Write out the data again exactly, skipping every picture.

#####

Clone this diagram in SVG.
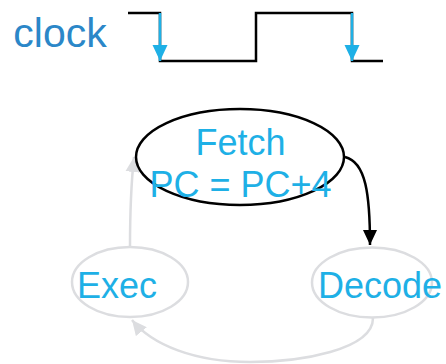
<svg xmlns="http://www.w3.org/2000/svg" width="446" height="364" viewBox="0 0 446 364">
  <style>
    .lbl { font-family: "Liberation Sans", Arial, sans-serif; fill: #1eb0e6; text-anchor: middle; }
    .wave { fill: none; stroke: #000; stroke-width: 2.5; }
    .tick { stroke: #1eb0e6; stroke-width: 2.5; }
    .active { fill: #fff; stroke: #000; stroke-width: 2.5; }
    .idle { fill: #fff; stroke: #dcdde0; stroke-width: 2.5; }
    .edge-on { fill: none; stroke: #000; stroke-width: 2.5; }
    .edge-off { fill: none; stroke: #dcdde0; stroke-width: 2.5; }
  </style>
  <defs>
    <marker id="headBlack" markerUnits="userSpaceOnUse" markerWidth="16" markerHeight="16" refX="15" refY="7" orient="auto" viewBox="0 0 16 14">
      <path d="M0,0 L15,7 L0,14 Z" fill="#000"/>
    </marker>
    <marker id="headGray" markerUnits="userSpaceOnUse" markerWidth="16" markerHeight="16" refX="15" refY="7" orient="auto" viewBox="0 0 16 14">
      <path d="M0,0 L15,7 L0,14 Z" fill="#dcdde0"/>
    </marker>
    <marker id="headBlue" markerUnits="userSpaceOnUse" markerWidth="17" markerHeight="17" refX="16" refY="7.5" orient="auto" viewBox="0 0 17 15">
      <path d="M0,0 L16,7.5 L0,15 Z" fill="#1eb0e6"/>
    </marker>
  </defs>

  <!-- clock signal -->
  <g id="clock">
    <text x="60" y="47" font-family="Liberation Sans, Arial, sans-serif" font-size="41" fill="#2b87c8" text-anchor="middle">clock</text>
    <path class="wave" d="M128,13 H160 V61 H256 V13 H352 V61 H383"/>
    <line class="tick" x1="160" y1="13" x2="160" y2="61" marker-end="url(#headBlue)"/>
    <line class="tick" x1="352" y1="13" x2="352" y2="61" marker-end="url(#headBlue)"/>
  </g>

  <!-- connectors -->
  <g id="connectors">
    <path class="edge-on" d="M345,157 C366,162 370,195 370,245" marker-end="url(#headBlack)"/>
    <path class="edge-off" d="M373,318 C373,350 300,362 250,362 C195,362 152,345 132,320" marker-end="url(#headGray)"/>
    <path class="edge-off" d="M130,247 C130,215 131,185 134,157" marker-end="url(#headGray)"/>
  </g>

  <!-- stages -->
  <g id="fetch">
    <ellipse class="active" cx="240" cy="157" rx="104" ry="48" fill-opacity="0"/>
    <text class="lbl" x="240.5" y="155" font-size="36">Fetch</text>
    <text class="lbl" x="240.5" y="197" font-size="36">PC = PC+4</text>
  </g>
  <g id="exec">
    <ellipse class="idle" cx="130" cy="282" rx="58" ry="35" fill-opacity="0"/>
    <text class="lbl" x="117" y="298" font-size="36">Exec</text>
  </g>
  <g id="decode">
    <ellipse class="idle" cx="372" cy="282.5" rx="60" ry="35" fill-opacity="0"/>
    <text class="lbl" x="380" y="298" font-size="36">Decode</text>
  </g>
</svg>
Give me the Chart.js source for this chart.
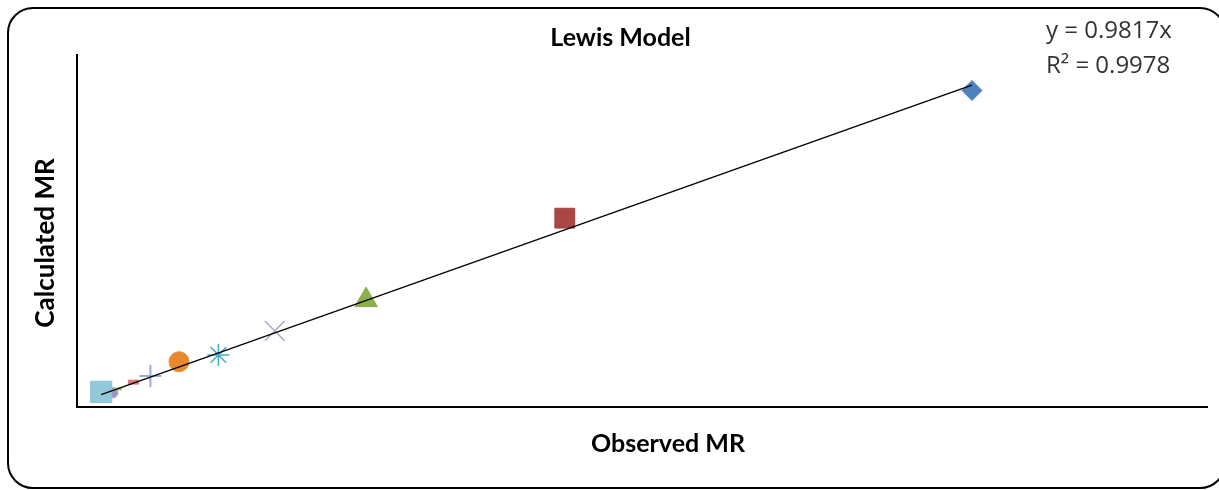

#####

- Correct response -
Clone this diagram in SVG.
<svg xmlns="http://www.w3.org/2000/svg" width="446" height="364" viewBox="0 0 446 364">
  <style>
    .lbl { font-family: "Liberation Sans", Arial, sans-serif; fill: #1eb0e6; text-anchor: middle; }
    .wave { fill: none; stroke: #000; stroke-width: 2.5; }
    .tick { stroke: #1eb0e6; stroke-width: 2.5; }
    .active { fill: #fff; stroke: #000; stroke-width: 2.5; }
    .idle { fill: #fff; stroke: #dcdde0; stroke-width: 2.5; }
    .edge-on { fill: none; stroke: #000; stroke-width: 2.5; }
    .edge-off { fill: none; stroke: #dcdde0; stroke-width: 2.5; }
  </style>
  <defs>
    <marker id="headBlack" markerUnits="userSpaceOnUse" markerWidth="16" markerHeight="16" refX="15" refY="7" orient="auto" viewBox="0 0 16 14">
      <path d="M0,0 L15,7 L0,14 Z" fill="#000"/>
    </marker>
    <marker id="headGray" markerUnits="userSpaceOnUse" markerWidth="16" markerHeight="16" refX="15" refY="7" orient="auto" viewBox="0 0 16 14">
      <path d="M0,0 L15,7 L0,14 Z" fill="#dcdde0"/>
    </marker>
    <marker id="headBlue" markerUnits="userSpaceOnUse" markerWidth="17" markerHeight="17" refX="16" refY="7.5" orient="auto" viewBox="0 0 17 15">
      <path d="M0,0 L16,7.5 L0,15 Z" fill="#1eb0e6"/>
    </marker>
  </defs>

  <!-- clock signal -->
  <g id="clock">
    <text x="60" y="47" font-family="Liberation Sans, Arial, sans-serif" font-size="41" fill="#2b87c8" text-anchor="middle">clock</text>
    <path class="wave" d="M128,13 H160 V61 H256 V13 H352 V61 H383"/>
    <line class="tick" x1="160" y1="13" x2="160" y2="61" marker-end="url(#headBlue)"/>
    <line class="tick" x1="352" y1="13" x2="352" y2="61" marker-end="url(#headBlue)"/>
  </g>

  <!-- connectors -->
  <g id="connectors">
    <path class="edge-on" d="M345,157 C366,162 370,195 370,245" marker-end="url(#headBlack)"/>
    <path class="edge-off" d="M373,318 C373,350 300,362 250,362 C195,362 152,345 132,320" marker-end="url(#headGray)"/>
    <path class="edge-off" d="M130,247 C130,215 131,185 134,157" marker-end="url(#headGray)"/>
  </g>

  <!-- stages -->
  <g id="fetch">
    <ellipse class="active" cx="240" cy="157" rx="104" ry="48" fill-opacity="0"/>
    <text class="lbl" x="240.5" y="155" font-size="36">Fetch</text>
    <text class="lbl" x="240.5" y="197" font-size="36">PC = PC+4</text>
  </g>
  <g id="exec">
    <ellipse class="idle" cx="130" cy="282" rx="58" ry="35" fill-opacity="0"/>
    <text class="lbl" x="117" y="298" font-size="36">Exec</text>
  </g>
  <g id="decode">
    <ellipse class="idle" cx="372" cy="282.5" rx="60" ry="35" fill-opacity="0"/>
    <text class="lbl" x="380" y="298" font-size="36">Decode</text>
  </g>
</svg>
Give me the Chart.js source for this chart.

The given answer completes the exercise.